O livro traz a quantificação e análise de 2.028 casos entre 1945 e 1998, além de estudos de campo no interior de São Paulo, no oeste de Santa Catarina e no sertão da Bahia. Martins ainda consultou um arquivo adicional com mais de 2.505 episódios até 2014. 

O pesquisador constatou que períodos de instabilidade política tenderam a elevar as ocorrências de linchamento. "Há um salto após a Segunda Guerra Mundial, outro após a ditadura militar e outro após as manifestações de rua de 2013. São momentos de instabilidade e de transição, que se refletem em medo e insegurança.”

O Coordenador do Mapa da Violência, Júlio Jacobo Waiselfisz, cita como possível elemento causador dos linchamentos o sentimento de impunidade perante crimes hediondos e o enfraquecimento dos órgãos de segurança pública e de justiça do Estado.

"A visão de impunidade reina no Brasil para crimes bárbaros, como estupro de crianças.

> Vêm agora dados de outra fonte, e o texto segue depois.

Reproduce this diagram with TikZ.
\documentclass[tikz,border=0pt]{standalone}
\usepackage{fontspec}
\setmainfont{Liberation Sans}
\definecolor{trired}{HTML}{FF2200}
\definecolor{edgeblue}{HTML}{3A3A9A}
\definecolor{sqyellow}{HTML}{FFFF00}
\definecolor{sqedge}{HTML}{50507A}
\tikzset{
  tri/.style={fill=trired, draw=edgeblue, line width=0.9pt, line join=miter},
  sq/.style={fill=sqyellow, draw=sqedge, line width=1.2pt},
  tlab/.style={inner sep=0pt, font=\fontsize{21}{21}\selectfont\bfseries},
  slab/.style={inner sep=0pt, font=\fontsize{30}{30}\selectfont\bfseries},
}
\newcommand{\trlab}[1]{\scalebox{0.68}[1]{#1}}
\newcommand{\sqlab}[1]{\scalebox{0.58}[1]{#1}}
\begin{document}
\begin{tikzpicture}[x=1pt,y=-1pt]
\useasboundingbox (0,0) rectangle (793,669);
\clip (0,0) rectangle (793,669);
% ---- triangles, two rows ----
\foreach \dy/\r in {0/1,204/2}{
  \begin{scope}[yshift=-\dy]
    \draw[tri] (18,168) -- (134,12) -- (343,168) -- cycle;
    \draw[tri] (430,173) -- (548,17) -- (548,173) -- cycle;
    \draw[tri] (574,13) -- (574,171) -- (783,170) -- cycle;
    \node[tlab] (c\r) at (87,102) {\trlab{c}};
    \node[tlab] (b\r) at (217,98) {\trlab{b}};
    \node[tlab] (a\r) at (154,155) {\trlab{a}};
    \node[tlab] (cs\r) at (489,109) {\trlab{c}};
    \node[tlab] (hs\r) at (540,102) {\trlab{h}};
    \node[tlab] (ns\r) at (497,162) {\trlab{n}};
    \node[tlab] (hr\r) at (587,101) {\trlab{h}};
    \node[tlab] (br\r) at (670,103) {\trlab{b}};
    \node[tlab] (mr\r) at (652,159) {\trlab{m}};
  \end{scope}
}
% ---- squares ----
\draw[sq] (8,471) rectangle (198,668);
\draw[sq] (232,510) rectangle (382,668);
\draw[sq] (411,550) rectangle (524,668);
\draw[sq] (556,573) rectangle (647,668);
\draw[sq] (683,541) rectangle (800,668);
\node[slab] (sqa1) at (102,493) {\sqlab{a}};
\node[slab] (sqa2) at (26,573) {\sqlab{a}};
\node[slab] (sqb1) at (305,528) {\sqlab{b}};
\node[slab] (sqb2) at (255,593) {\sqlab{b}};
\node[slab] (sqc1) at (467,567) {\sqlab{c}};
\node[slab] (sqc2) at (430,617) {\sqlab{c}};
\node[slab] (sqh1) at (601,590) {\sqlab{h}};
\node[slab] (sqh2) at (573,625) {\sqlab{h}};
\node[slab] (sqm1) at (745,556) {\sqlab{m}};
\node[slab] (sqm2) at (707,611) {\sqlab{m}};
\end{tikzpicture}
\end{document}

No sistema carcerário sabe-se que há uma punição com linchamento lá dentro para estupradores. Não acho que seja uma forma de justiça popular, mas sim uma forma de justiça que surge da insegurança e desconfiança", considera.

Espetacularização da violência

Apesar de remontar à história colonial brasileira, com elementos de procedimentos penais da Santa Inquisição, o professor da USP acredita que a "espetacularização" da violência pela mídia pode incitar parte da população a linchar.

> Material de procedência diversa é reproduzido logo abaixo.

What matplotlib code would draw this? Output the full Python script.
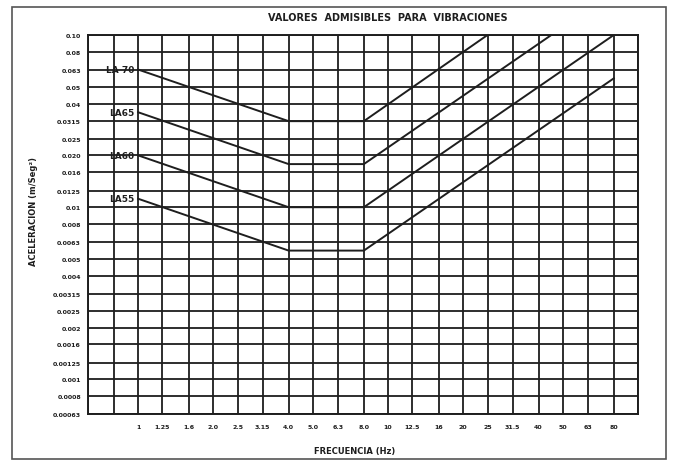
import numpy as np
import matplotlib
matplotlib.use("Agg")
import matplotlib.pyplot as plt
from matplotlib.patches import Rectangle
from matplotlib.ticker import NullLocator

# third-octave grid (Hz) and labels
freq_grid = [0.63, 0.8, 1, 1.25, 1.6, 2, 2.5, 3.15, 4, 5, 6.3, 8, 10, 12.5,
             16, 20, 25, 31.5, 40, 50, 63, 80, 100]
freq_labels = ["", "", "1", "1.25", "1.6", "2.0", "2.5", "3.15", "4.0", "5.0",
               "6.3", "8.0", "10", "12.5", "16", "20", "25", "31.5", "40",
               "50", "63", "80", ""]

acc_grid = [0.1, 0.08, 0.063, 0.05, 0.04, 0.0315, 0.025, 0.02, 0.016, 0.0125,
            0.01, 0.008, 0.0063, 0.005, 0.004, 0.00315, 0.0025, 0.002, 0.0016,
            0.00125, 0.001, 0.0008, 0.00063]
acc_labels = ["0.10", "0.08", "0.063", "0.05", "0.04", "0.0315", "0.025",
              "0.020", "0.016", "0.0125", "0.01", "0.008", "0.0063", "0.005",
              "0.004", "0.00315", "0.0025", "0.002", "0.0016", "0.00125",
              "0.001", "0.0008", "0.00063"]

# curves
curve_names = ["LA 70", "LA65", "LA60", "LA55"]
la70_f = [1, 4, 8, 25]
la70_a = [0.063, 0.0316, 0.0316, 0.1]
la65_f = [1, 4, 8, 45]
la65_a = [0.0356, 0.0178, 0.0178, 0.1]
la60_f = [1, 4, 8, 80]
la60_a = [0.02, 0.01, 0.01, 0.1]
la55_f = [1, 4, 8, 80]
la55_a = [0.0112, 0.0056, 0.0056, 0.056]
curves = [(la70_f, la70_a), (la65_f, la65_a), (la60_f, la60_a), (la55_f, la55_a)]

ink = "#1e1e1e"

fig = plt.figure(figsize=(6.74, 4.64), dpi=100)
fig.patch.set_facecolor("white")
ax = fig.add_axes([88 / 674, 1 - 415 / 464, 550 / 674, 379 / 464])

ax.set_xscale("log")
ax.set_yscale("log")
ax.set_xlim(freq_grid[0], freq_grid[-1])
ax.set_ylim(acc_grid[-1], acc_grid[0])

for f in freq_grid:
    ax.axvline(f, color=ink, lw=1.3, zorder=1)
for a in acc_grid:
    ax.axhline(a, color=ink, lw=1.3, zorder=1)

for name, (f, a) in zip(curve_names, curves):
    ax.plot(f, a, color=ink, lw=1.4, zorder=3)
    ax.annotate(name, xy=(f[0], a[0]), xytext=(-3, 0), textcoords="offset points",
                ha="right", va="center", fontsize=6.5, fontweight="bold",
                color=ink, zorder=4)

ax.xaxis.set_minor_locator(NullLocator())
ax.yaxis.set_minor_locator(NullLocator())
ax.set_xticks(freq_grid)
ax.set_xticklabels(freq_labels, fontsize=4.5, fontweight="bold", color=ink)
ax.set_yticks(acc_grid)
ax.set_yticklabels(acc_labels, fontsize=4.5, fontweight="bold", color=ink)
ax.tick_params(axis="y", length=0, pad=5)
ax.tick_params(axis="x", length=0, pad=7)
for s in ax.spines.values():
    s.set_color(ink)
    s.set_linewidth(1.4)

fig.text(388 / 674, 1 - 18 / 464, "VALORES  ADMISIBLES  PARA  VIBRACIONES",
         ha="center", va="center", fontsize=7, fontweight="bold", color=ink)
fig.text(355 / 674, 1 - 452 / 464, "FRECUENCIA (Hz)", ha="center", va="center",
         fontsize=6, fontweight="bold", color=ink)
fig.text(33 / 674, 1 - 212 / 464, "ACELERACION (m/Seg²)", ha="center",
         va="center", rotation=90, fontsize=6, fontweight="bold", color=ink)

# outer frame of the sheet
fig.patches.append(Rectangle((12 / 674, 1 - 460 / 464), 654 / 674, 452 / 464,
                             transform=fig.transFigure, fill=False,
                             edgecolor="#555555", lw=1.2))

fig.savefig("out.png", dpi=100, facecolor="white")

"O noticiário é uma listagem teatral de horrores, narrados sem o menor conteúdo analítico e explicativo, como se o país estivesse dividido entre o bem e o mal. No caso dos linchamentos, quase sempre para ressaltar a suposta razão de quem lincha, sem expor a trama de problemas sociais que dá lugar à violência que causa o ato de linchar. O linchador é apresentado como justiceiro e nunca como o que efetivamente é, uma vítima da violência obrigada a ser violenta para defender a sociedade e defender-se", analisa Martins.

Waiselfisz acredita que o noticiário e a sensação de insegurança resultam em uma relação conturbada de causa e efeito no tratamento contra a violência, como vem ocorrendo na aprovação da redução da maioridade penal para 16 anos na Câmara e na possibilidade de revogar o Estatuto do Desarmamento.

"Isso é uma coisa esquisita no Brasil. As armas brancas no Brasil significam menos de 10% dos homicídios [segundo o Mapa da Violência 2015], mas São Paulo e Rio já discutem leis que proíbem o porte delas. Já sobre as armas de fogo, que matam em 71% dos homicídios, há uma tentativa de liberar seu uso", diz Waiselfisz, que também é coordenador da Área de Estudos sobre Violência da Flacso (Faculdade Latino-Americana de Ciências Sociais).